Así que en mayo último, en menos de un año de abrir las puertas, Williamsburg ya tenía una medalla para colgarse y un tendal de público que, desde entonces, empezó a correr cual estampida de toros en San Sebastián, a conocer esa sensación irrepetible de morder una Dylan y luego, entonces sí, a poder morir tranquilos y en paz del corazón. En esa semana de campeones, el local se pobló como un McDonald’s del Microcentro –de 400 clientes los sábados pasó a 800–. Duplicó la facturación y Alejo tuvo que rotar empleados y hacer malabares de último momento para que todos esos clientes curiosos se fueran con su hamburguesa champion.
Con el empujón oficial y el sello del agite social, Alejo se propuso reproducir el modelo e ideó un plan ambicioso: tiene en carpeta tres aperturas para fines y principios de año. Uno de ellos, oh my God, donde había un McDonald’s. Ahora amplía su local de Armenia, quiere llevar sus 50 empleados a 200, y quiere, a fines de 2018, tener seis locales a todo color y que facturen 180 palos.

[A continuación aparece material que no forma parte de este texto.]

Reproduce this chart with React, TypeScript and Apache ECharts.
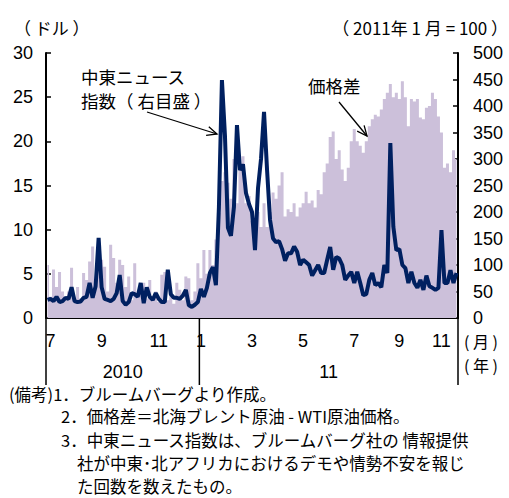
import { useEffect, useRef } from 'react';
import * as echarts from 'echarts';

// 価格差 (ドル, left axis), sampled along the axis
const spread = [
  6.0, 2.4, 5.5, 3.5, 5.2, 3.0, 2.0, 3.0, 5.7, 2.0,
  3.5, 2.2, 5.1, 4.3, 6.4, 8.1, 3.5, 6.0, 6.6, 5.8,
  3.0, 8.3, 6.8, 4.0, 6.6, 6.0, 3.5, 4.7, 2.0, 6.2,
  2.5, 4.0, 4.0, 2.2, 4.3, 2.0, 3.0, 1.8, 4.9, 5.2,
  2.0, 3.0, 1.6, 4.0, 3.2, 2.0, 4.7, 4.5, 2.0, 3.0,
  6.2, 4.5, 7.7, 5.0, 7.7, 6.0, 8.9, 11.9, 15.5, 16.5,
  15.3, 13.5, 18.0, 13.0, 16.8, 18.3, 13.0, 13.8, 11.0, 7.7,
  12.0, 10.3, 13.0, 10.3, 12.0, 14.2, 13.5, 15.0, 16.5, 11.5,
  12.3, 12.0, 13.0, 11.5, 12.5, 13.0, 14.3, 13.0, 13.3, 12.5,
  14.5, 14.0, 16.5, 17.5, 20.5, 21.1, 18.0, 19.0, 16.8, 15.5,
  17.0, 20.0, 21.4, 20.0, 19.5, 18.7, 20.0, 21.7, 22.5, 23.0,
  22.8, 23.6, 24.8, 25.5, 26.5, 25.0, 25.5, 24.8, 26.8, 25.0,
  21.7, 24.8, 24.5, 24.8, 22.7, 22.5, 23.8, 24.0, 25.5, 24.8,
  22.8, 21.0, 17.0, 17.5, 16.5, 19.0, 18.0,
];

// 中東ニュース指数 (2011年1月=100, right axis)
const newsIndex = [
  34, 36, 32, 40, 30, 32, 38, 36, 58, 32,
  30, 31, 38, 40, 66, 38, 60, 151, 58, 36,
  34, 32, 36, 47, 81, 32, 25, 30, 47, 45,
  40, 66, 28, 58, 40, 34, 47, 36, 30, 30,
  91, 45, 38, 38, 36, 42, 53, 24, 21, 25,
  30, 55, 40, 57, 85, 96, 62, 209, 449, 345,
  170, 155, 210, 364, 279, 290, 236, 215, 200, 128,
  245, 300, 389, 280, 185, 150, 143, 145, 130, 108,
  122, 122, 135, 125, 100, 110, 105, 100, 80, 90,
  100, 85, 85, 110, 134, 91, 115, 112, 100, 72,
  80, 87, 66, 87, 66, 43, 45, 72, 85, 62,
  66, 58, 100, 85, 330, 172, 128, 130, 100, 94,
  66, 87, 66, 57, 72, 53, 80, 60, 57, 53,
  57, 166, 66, 66, 90, 66, 85,
];

const monthTickIndex = [1, 18, 37, 51, 68, 85, 102, 117, 131];
const monthTickLabel = ['7', '9', '11', '1', '3', '5', '7', '9', '11'];
const yearLabels = ['2010', '11'];
const yearStartIndex = [0, 51];

const notes = [
  '(備考)1．ブルームバーグより作成。',
  '2．価格差＝北海ブレント原油 - WTI原油価格。',
  '3．中東ニュース指数は、ブルームバーグ社の 情報提供',
  '社が中東･北アフリカにおけるデモや情勢不安を報じ',
  'た回数を数えたもの。',
];

const NUM = '"Liberation Sans", Arial, "Noto Sans CJK JP", sans-serif';
const JP = '"Noto Sans CJK JP", sans-serif';

function arrow(x1: number, y1: number, x2: number, y2: number) {
  const dx = x2 - x1;
  const dy = y2 - y1;
  const len = Math.sqrt(dx * dx + dy * dy);
  const ux = dx / len;
  const uy = dy / len;
  const h = 10;
  const w = 4.5;
  const bx = x2 - ux * h;
  const by = y2 - uy * h;
  return [
    { type: 'line', shape: { x1, y1, x2, y2 }, style: { stroke: '#000', lineWidth: 1.3 }, z: 10 },
    {
      type: 'polyline',
      shape: { points: [[bx - uy * w, by + ux * w], [x2, y2], [bx + uy * w, by - ux * w]] },
      style: { stroke: '#000', lineWidth: 1.3, fill: 'none' },
      z: 10,
    },
  ];
}

function txt(text: string, x: number, y: number, fontSize: number, align = 'left', family = JP) {
  return {
    type: 'text',
    x,
    y,
    z: 10,
    style: { text, fontSize, fontFamily: family, fill: '#000', align, verticalAlign: 'middle' },
  };
}

export default function App() {
  const ref = useRef<HTMLDivElement>(null);
  useEffect(() => {
    document.body.style.margin = '0';
    const chart = echarts.init(ref.current!, null, { renderer: 'svg' });
    const cats = spread.map((_, i) => String(i));
    chart.setOption({
      animation: false,
      grid: { left: 46, right: 51, top: 53, bottom: 180 },
      xAxis: {
        type: 'category',
        data: cats,
        boundaryGap: true,
        axisLine: { lineStyle: { color: '#000', width: 2 } },
        axisTick: { show: false },
        splitLine: { show: false },
        axisLabel: {
          interval: (i: number) => monthTickIndex.includes(i),
          formatter: (_v: string, i: number) => {
            const k = monthTickIndex.indexOf(i);
            return k >= 0 ? monthTickLabel[k] : '';
          },
          fontSize: 18,
          color: '#000',
          fontFamily: NUM,
          margin: 14,
        },
      },
      yAxis: [
        {
          type: 'value',
          min: 0,
          max: 30,
          interval: 5,
          position: 'left',
          axisLine: { show: true, lineStyle: { color: '#000', width: 2 } },
          axisTick: { show: true, inside: true, length: 5, lineStyle: { color: '#000', width: 1.5 } },
          splitLine: { show: false },
          axisLabel: { fontSize: 18, color: '#000', fontFamily: NUM, margin: 13 },
        },
        {
          type: 'value',
          min: 0,
          max: 500,
          interval: 50,
          position: 'right',
          axisLine: { show: true, lineStyle: { color: '#000', width: 2 } },
          axisTick: { show: true, inside: true, length: 5, lineStyle: { color: '#000', width: 1.5 } },
          splitLine: { show: false },
          axisLabel: { fontSize: 18, color: '#000', fontFamily: NUM, margin: 15 },
        },
      ],
      series: [
        {
          name: '価格差',
          type: 'line',
          step: 'middle',
          data: spread,
          yAxisIndex: 0,
          symbol: 'none',
          lineStyle: { width: 0, color: '#ccc0da' },
          areaStyle: { color: '#ccc0da', opacity: 1 },
          silent: true,
          z: 1,
        },
        {
          name: '中東ニュース指数',
          type: 'line',
          data: newsIndex,
          yAxisIndex: 1,
          symbol: 'none',
          lineStyle: { color: '#002060', width: 4 },
          z: 3,
        },
      ],
    });

    const xAt = (i: number) => chart.convertToPixel({ xAxisIndex: 0 }, i) as number;
    const band = xAt(1) - xAt(0);
    const y0 = chart.convertToPixel({ yAxisIndex: 0 }, 0) as number;
    const bounds = [
      ...yearStartIndex.map((i) => xAt(i) - band / 2),
      xAt(spread.length - 1) + band / 2,
    ];
    const graphics: any[] = [];
    bounds.forEach((bx) => {
      graphics.push({
        type: 'line',
        shape: { x1: bx, y1: y0, x2: bx, y2: y0 + 67 },
        style: { stroke: '#000', lineWidth: 1.5 },
        z: 10,
      });
    });
    yearLabels.forEach((label, k) => {
      graphics.push(txt(label, (bounds[k] + bounds[k + 1]) / 2, y0 + 54, 18, 'center', NUM));
    });
    graphics.push(txt('( 月 )', 464, 341, 16));
    graphics.push(txt('( 年 )', 464, 365, 16));
    graphics.push(txt('（ ドル ）', 14, 27, 17));
    graphics.push(txt('（ 2011年 1 月 = 100 ）', 508, 27, 17, 'right'));
    graphics.push(txt('中東ニュース', 81, 76, 17.5));
    graphics.push(txt('指数（ 右目盛 ）', 81, 100, 17.5));
    graphics.push(txt('価格差', 308, 85, 17.5));
    graphics.push(...arrow(147, 112, 217, 134));
    graphics.push(...arrow(339, 102, 367, 136));
    const noteX = [9, 61, 61, 77, 77];
    const noteY = [394, 416, 440, 463, 486];
    notes.forEach((n, k) => graphics.push(txt(n, noteX[k], noteY[k], 16.5)));
    chart.setOption({ graphic: graphics });

    return () => chart.dispose();
  }, []);
  return <div ref={ref} style={{ width: 509, height: 498 }} />;
}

En el futuro, espera que Williamsburg llegue al interior, y ya le piden asesoramiento de otras empresas.
Hoy, Williamsburg factura $4 millones –$35 millones para el total del año–, cambió las freidoras nacionales por otras importadas –la papa es clave y también las herramientas–, y dice que jamás de los jamases tocaría el corte y el peso de su burger y que los clientes pueden estar tranquilos pues todo lo dejan en sus manos.
Ah, por si todavía se lo pregunta, Alejo conserva la panchería Hollywood Dogs en cuatro ruedas. También tiene programa de radio, hace 10 años, en la web. Existen ahora 40 food trucks en la ciudad y, desde este año, están habilitadas para vender en las calles y no solo en eventos privados. Ya lo dice el refrán: más vale pancho en mano que cien panchos rodando.